Ahora nos ocuparemos de algo menor. Arturo García Portillo, aparte de funcionario municipal de Chihuahua desde 2016 y, para no perder el tono, editorialista en El Diario de Chihuahua (ahora se autodenominan “analistas políticos”), tiene entre otras tareas defender a su partido en cualquier contingencia que se le presente.

Por ejemplo, cuando Maru Campos quiso hacer el negocio del “Chihuahua iluminado”, que tuvo que ir a consulta plebiscitaria, él, teniéndolo todo para que ganara el “SÍ”, perdió estrepitosamente ante la estrategia trazada por un colectivo de jóvenes que los batió eficazmente con argumentos y no se diga en las urnas. Es un “intelectual” que desde la comodidad de la nómina realiza su tarea ideológica de manera pertinaz. Por cierto, escribe con claridad.
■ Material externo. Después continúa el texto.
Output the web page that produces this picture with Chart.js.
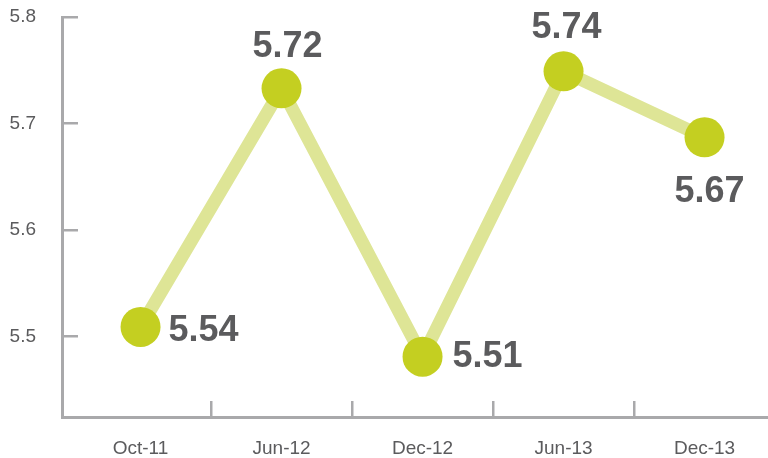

En la coyuntura abierta por la puesta en escena de “La golondrina y su príncipe” en la que centralmente se discute el privilegio de Federico Elías, su artista asociado Alberto Espino de la Peña, el tráfico de influencias y una decisión pública discriminatoria a la comunidad artística de Chihuahua, ha salido a la palestra a defender a su jefe inmediato, Marco Bonilla, y a su jefa mayor, Maru Campos, con argumentos francamente deleznables.

El funcionario tiene todo el derecho a expresar sus opiniones, a dar a conocer sus aficiones e inclinaciones y preferencias artísticas, eso no se discute. A lo que no tiene derecho es a desconocer que hay otros que tienen la misma prerrogativa al disenso, a ver el mundo diferente y no ser denostados ni descalificados de manera oportunista por quien está obligado a tener una actitud prudente y de autocontención cuando se dirime una diferencia de fondo, como la que implica la decisión que ha enfrentado a dos visiones al interior de la comunidad.

Para él son “chimoltrufios”, “obedientes de la matriarca Lucha Castro”, “corralitos”, “exfuncionarios”, “despilfarradores”, “carentes de un gramo de inteligencia”, y algunos epítetos más. A contrapelo, Alberto Espino es un escritor, músico, productor que escenifica eventos de clase internacional y otros elogios.

Por algo dicen que las peores palabras que se pueden pronunciar son aquellas por las que se cobra. Aquí el problema es que por un mínimo de decencia Arturo García Portillo debiera entender que cobra de lo que una pluralidad de ciudadanos contribuye para enriquecer el arca municipal. En todo caso, que se baje del burro y vaya a la plaza pública con su propia bicicleta y trompeta.

Y todo parece indicar que García Portillo, y el resto de los panistas en el poder, no han leído siquiera “El príncipe feliz”, o no lo han comprendido en su veta de crítica al poder mismo, manoseada ahora por Espino.